If `x^(2)-ax-21=0 and x^(2)-3ax+35=0, a gt 0` have a common root, then a is equal to :

To solve the problem, we need to find the value of \( a \) such that the equations \( x^2 - ax - 21 = 0 \) and \( x^2 - 3ax + 35 = 0 \) have a common root.
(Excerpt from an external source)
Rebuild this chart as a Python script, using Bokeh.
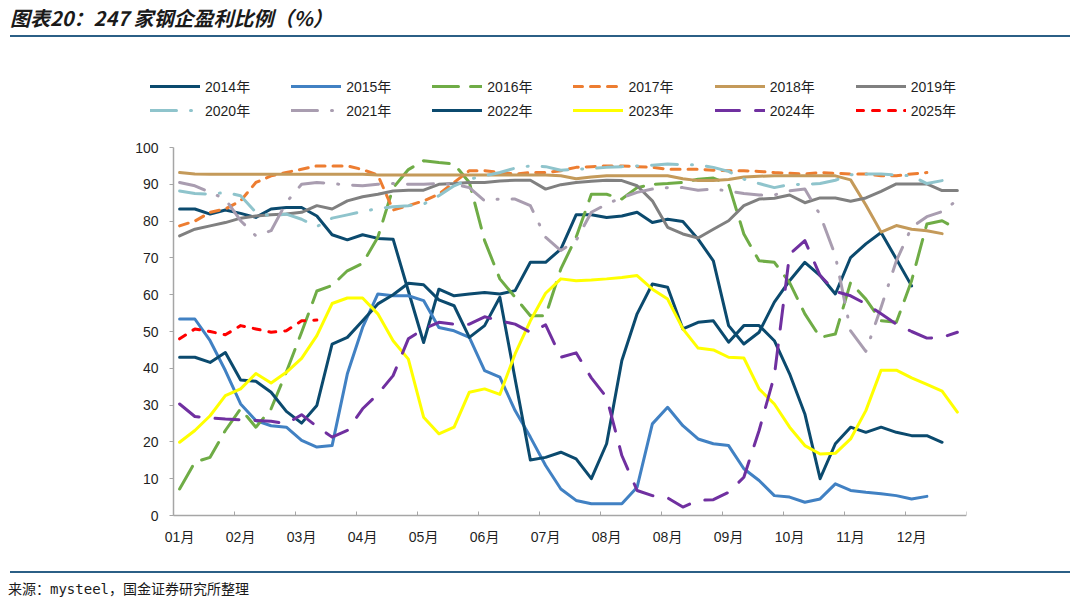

Let's denote the common root as \( p \). ### Step-by-Step Solution: 1. **Substituting the Common Root**: Since \( p \) is a root of both equations, we can substitute \( p \) into both equations. - From the first equation: \[ p^2 - ap - 21 = 0 \quad \text{(1)} \] - From the second equation: \[ p^2 - 3ap + 35 = 0 \quad \text{(2)} \] 2. **Equating the Two Equations**: Since both equations equal zero, we can set them equal to each other: \[ p^2 - ap - 21 = p^2 - 3ap + 35 \] 3. **Canceling \( p^2 \)**: We can cancel \( p^2 \) from both sides: \[ -ap - 21 = -3ap + 35 \] 4. **Rearranging the Equation**: Rearranging gives: \[ -ap + 3ap = 35 + 21 \] \[ 2ap = 56 \] 5. **Solving for \( a \)**: Dividing both sides by \( 2p \) (assuming \( p \neq 0 \)): \[ a = \frac{56}{2p} = \frac{28}{p} \quad \text{(3)} \] 6. **Substituting \( a \) Back into One of the Equations**: We can substitute \( a \) back into the first equation (1): \[ p^2 - \left(\frac{28}{p}\right)p - 21 = 0 \] Simplifying this gives: \[ p^2 - 28 - 21 = 0 \] \[ p^2 - 49 = 0 \] 7. **Finding the Value of \( p \)**: This can be factored as: \[ (p - 7)(p + 7) = 0 \] Thus, \( p = 7 \) or \( p = -7 \). Since \( a > 0 \), we will use \( p = 7 \). 8. **Calculating \( a \)**: Substituting \( p = 7 \) back into equation (3): \[ a = \frac{28}{7} = 4 \] ### Final Answer: Thus, the value of \( a \) is \( \boxed{4} \).